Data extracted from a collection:
###

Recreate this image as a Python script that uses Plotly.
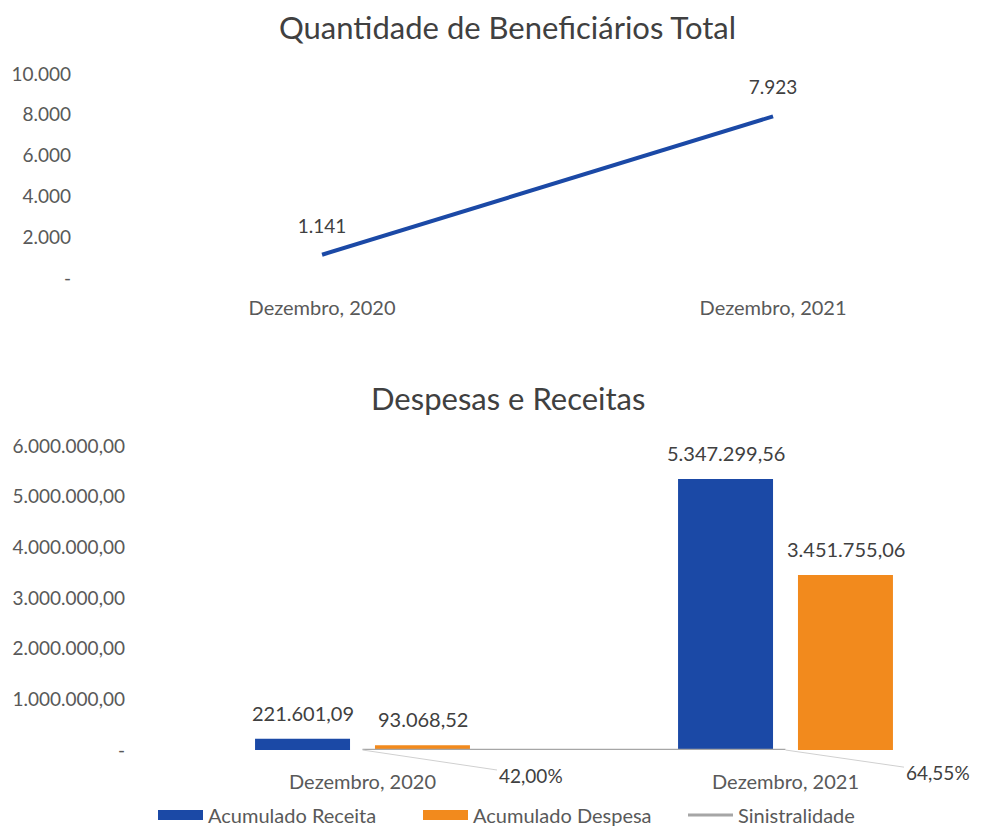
import plotly.graph_objects as go

meses = ["Dezembro, 2020", "Dezembro, 2021"]
beneficiarios = [1141, 7923]
receita = [221601.09, 5347299.56]
despesa = [93068.52, 3451755.06]
sinistralidade = [0.42, 0.6455]

ticks_benef = [0, 2000, 4000, 6000, 8000, 10000]
ticks_valores = [0, 1000000, 2000000, 3000000, 4000000, 5000000, 6000000]

AZUL = "#1b49a6"
LARANJA = "#f28a1d"
CINZA = "#a6a6a6"
TEXTO = "#404040"
FONTE = "Lato"

# a pagina tem 8px de margem no body
OFF = 8
W, H = 986 - 2 * OFF, 838 - 2 * OFF


def px(x):
    return (x - OFF) / W


def py(y):
    return 1 - (y - OFF) / H


def fmt_br(v, casas=0):
    s = f"{v:,.{casas}f}"
    return s.replace(",", "X").replace(".", ",").replace("X", ".")


def rotulos(vals, casas=0):
    return ["-" if v == 0 else fmt_br(v, casas) for v in vals]


fig = go.Figure()

# grafico de cima: beneficiarios
fig.add_trace(go.Scatter(
    x=meses, y=beneficiarios,
    mode="lines+markers+text",
    line=dict(color=AZUL, width=4),
    marker=dict(size=26, opacity=0),
    text=[fmt_br(v) for v in beneficiarios],
    textposition="top center",
    textfont=dict(size=19, color=TEXTO),
    cliponaxis=False,
    showlegend=False,
    xaxis="x", yaxis="y",
))

# grafico de baixo: despesas e receitas
fig.add_trace(go.Bar(
    x=meses, y=receita, name="Acumulado Receita",
    marker_color=AZUL, showlegend=False,
    xaxis="x2", yaxis="y2",
))
fig.add_trace(go.Bar(
    x=meses, y=despesa, name="Acumulado Despesa",
    marker_color=LARANJA, showlegend=False,
    xaxis="x2", yaxis="y2",
))
fig.add_trace(go.Scatter(
    x=meses, y=sinistralidade, name="Sinistralidade",
    mode="lines",
    line=dict(color=CINZA, width=2.5),
    showlegend=False,
    xaxis="x2", yaxis="y2",
))

# legenda com faixas largas como no excel
for nome, cor, larg in [("Acumulado Receita", AZUL, 12),
                        ("Acumulado Despesa", LARANJA, 12),
                        ("Sinistralidade", CINZA, 3)]:
    fig.add_trace(go.Scatter(
        x=[None], y=[None], mode="lines", name=nome,
        line=dict(color=cor, width=larg),
        xaxis="x2", yaxis="y2",
    ))

# rotulos das barras
for serie, desloc in [(receita, -60), (despesa, 60)]:
    for mes, v in zip(meses, serie):
        fig.add_annotation(
            x=mes, y=v, xref="x2", yref="y2",
            text=fmt_br(v, 2), showarrow=False,
            xshift=desloc, yshift=12, yanchor="bottom",
            font=dict(size=20, color=TEXTO),
        )

for mes, p, ax, ay in zip(meses, sinistralidade, [168, 152], [25, 22]):
    fig.add_annotation(
        x=mes, y=p, xref="x2", yref="y2",
        text=fmt_br(p * 100, 2) + "%",
        showarrow=True, arrowhead=0, arrowwidth=1, arrowcolor="#d0d0d0",
        ax=ax, ay=ay,
        font=dict(size=19, color=TEXTO),
    )

fig.add_annotation(
    x=px(508), y=py(27), xref="paper", yref="paper",
    text="Quantidade de Beneficiários Total", showarrow=False,
    yanchor="middle", font=dict(size=31, color=TEXTO),
)
fig.add_annotation(
    x=px(508), y=py(398), xref="paper", yref="paper",
    text="Despesas e Receitas", showarrow=False,
    yanchor="middle", font=dict(size=31, color=TEXTO),
)

eixo_fonte = dict(size=19, color="#595959")
cat_fonte = dict(size=20, color="#595959")

fig.update_layout(
    width=W, height=H,
    template="none",
    font=dict(family=FONTE, color=TEXTO),
    separators=",.",
    paper_bgcolor="white", plot_bgcolor="white",
    margin=dict(l=0, r=0, t=0, b=0, autoexpand=False),
    barmode="group",
    bargap=0.433, bargroupgap=0.208,
    xaxis=dict(
        domain=[px(97), 1.0], anchor="y",
        range=[-0.499, -0.499 + (986 - OFF - 97) / 451],
        showgrid=False, zeroline=False, showline=False, ticks="",
        tickfont=cat_fonte, ticklabelstandoff=16, automargin=False,
    ),
    yaxis=dict(
        domain=[py(278), py(74)], anchor="x",
        range=[0, 10000],
        tickvals=ticks_benef, ticktext=rotulos(ticks_benef),
        showgrid=False, zeroline=False, showline=False, ticks="",
        tickfont=eixo_fonte, ticklabelstandoff=25, automargin=False,
    ),
    xaxis2=dict(
        domain=[px(140), 1.0], anchor="y2",
        range=[-0.526, -0.526 + (986 - OFF - 140) / 423],
        showgrid=False, zeroline=False, showline=False, ticks="",
        tickfont=cat_fonte, ticklabelstandoff=18, automargin=False,
    ),
    yaxis2=dict(
        domain=[py(750), py(446)], anchor="x2",
        range=[0, 6000000],
        tickvals=ticks_valores, ticktext=rotulos(ticks_valores, 2),
        showgrid=False, zeroline=False, showline=False, ticks="",
        tickfont=eixo_fonte, ticklabelstandoff=14, automargin=False,
    ),
    legend=dict(
        orientation="h", x=px(153), xanchor="left",
        y=py(815), yanchor="middle",
        font=dict(size=20, color="#595959"),
        itemwidth=45, entrywidth=205,
    ),
)

fig.write_html("out.html")
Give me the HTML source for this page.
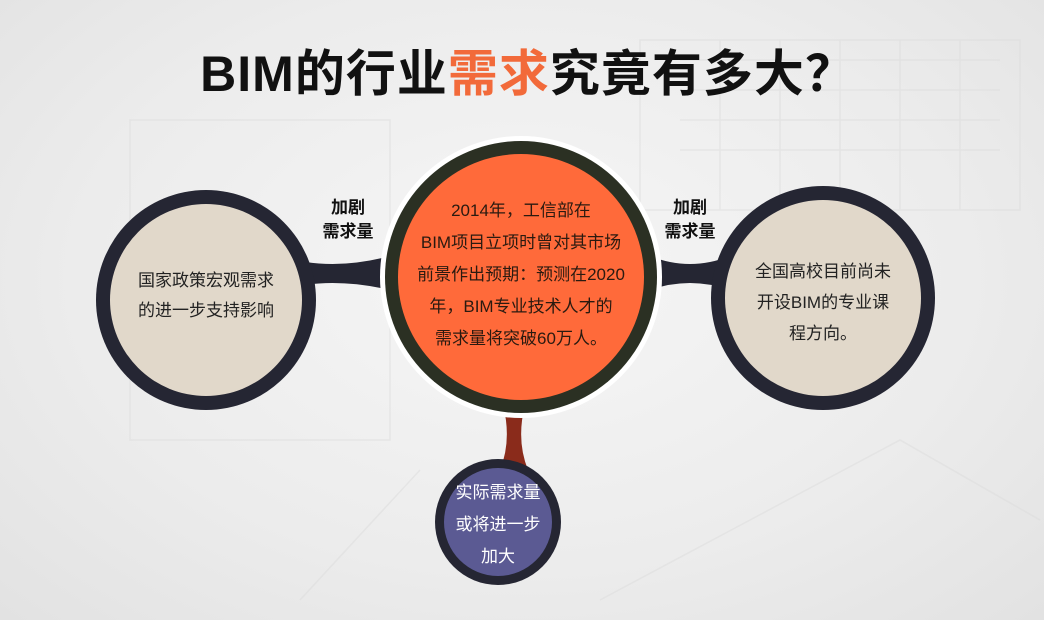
<!DOCTYPE html>
<html><head><meta charset="utf-8"><style>
html,body{margin:0;padding:0}
body{width:1044px;height:620px;overflow:hidden;background:radial-gradient(ellipse at 50% 45%,#f6f6f6 0%,#ececec 60%,#e2e2e2 100%);font-family:"Liberation Sans","Noto Sans CJK SC",sans-serif;position:relative}
.t{position:absolute;text-align:center;white-space:nowrap}
</style></head><body>
<svg width="1044" height="620" style="position:absolute;left:0;top:0">
<g stroke="#dcdcdc" stroke-width="1.5" fill="none" opacity="0.5">
<rect x="130" y="120" width="260" height="320"/>
<rect x="640" y="40" width="380" height="170"/>
<path d="M680 60 L1000 60 M680 90 L1000 90 M680 120 L1000 120 M680 150 L1000 150 M720 40 L720 210 M780 40 L780 210 M840 40 L840 210 M900 40 L900 210 M960 40 L960 210"/>
<path d="M600 600 L900 440 L1040 520 M300 600 L420 470"/>
</g>
<path d="M280 256 Q330 272 390 256 L390 290 Q330 276 280 290 Z" fill="#252633"/>
<path d="M650 256 Q690 272 730 256 L730 290 Q690 276 650 290 Z" fill="#252633"/>
<path d="M503 405 Q512 440 500 470 L528 470 Q516 440 525 405 Z" fill="#8a2b1b"/>
<circle cx="206" cy="300" r="110" fill="#252633"/>
<circle cx="206" cy="300" r="96" fill="#e1d8ca"/>
<circle cx="823" cy="298" r="112" fill="#252633"/>
<circle cx="823" cy="298" r="98" fill="#e1d8ca"/>
<circle cx="521" cy="277" r="141" fill="#ffffff"/>
<circle cx="521" cy="277" r="136" fill="#2b3023"/>
<circle cx="521" cy="277" r="123" fill="#ff6a3a"/>
<circle cx="498" cy="522" r="63" fill="#252633"/>
<circle cx="498" cy="522" r="54" fill="#5b5a93"/>
</svg>
<div class="t" style="left:20px;width:1016px;top:34px;font-size:50px;font-weight:bold;color:#111;letter-spacing:1px">BIM的行业<span style="color:#f26a3a">需求</span>究竟有多大？</div>
<div class="t" style="left:318px;width:60px;top:196px;font-size:17px;font-weight:bold;line-height:24px;color:#111">加剧<br>需求量</div>
<div class="t" style="left:660px;width:60px;top:196px;font-size:17px;font-weight:bold;line-height:24px;color:#111">加剧<br>需求量</div>
<div class="t" style="left:106px;width:200px;top:266px;font-size:17px;line-height:30px;color:#222">国家政策宏观需求<br>的进一步支持影响</div>
<div class="t" style="left:723px;width:200px;top:256px;font-size:17px;line-height:31px;color:#222">全国高校目前尚未<br>开设BIM的专业课<br>程方向。</div>
<div class="t" style="left:401px;width:240px;top:195px;font-size:17px;line-height:32px;color:#2a1a10">2014年，工信部在<br>BIM项目立项时曾对其市场<br>前景作出预期：预测在2020<br>年，BIM专业技术人才的<br>需求量将突破60万人。</div>
<div class="t" style="left:438px;width:120px;top:477px;font-size:17px;line-height:32px;color:#fff">实际需求量<br>或将进一步<br>加大</div>
</body></html>
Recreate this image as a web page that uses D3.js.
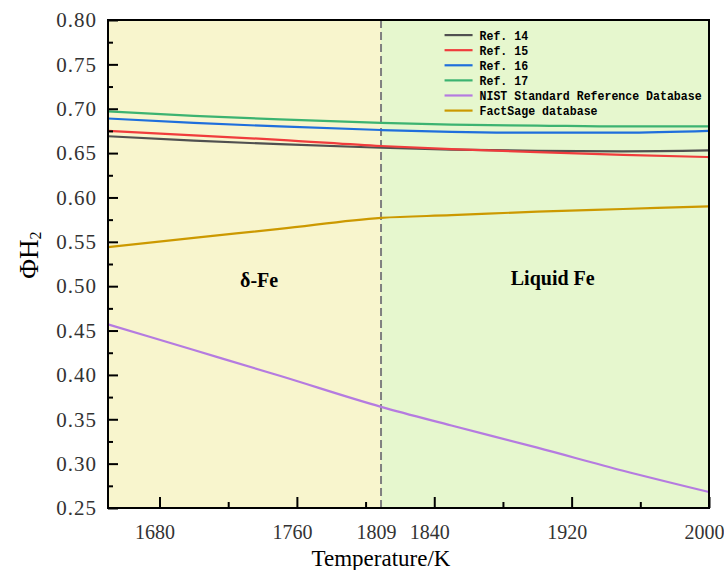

###

→ Task directions: Gather each line of the listing containing the word "page" and show it.

→ Task solution:
Give me the HTML source for this page.
Recreate this image as a web page that uses D3.js.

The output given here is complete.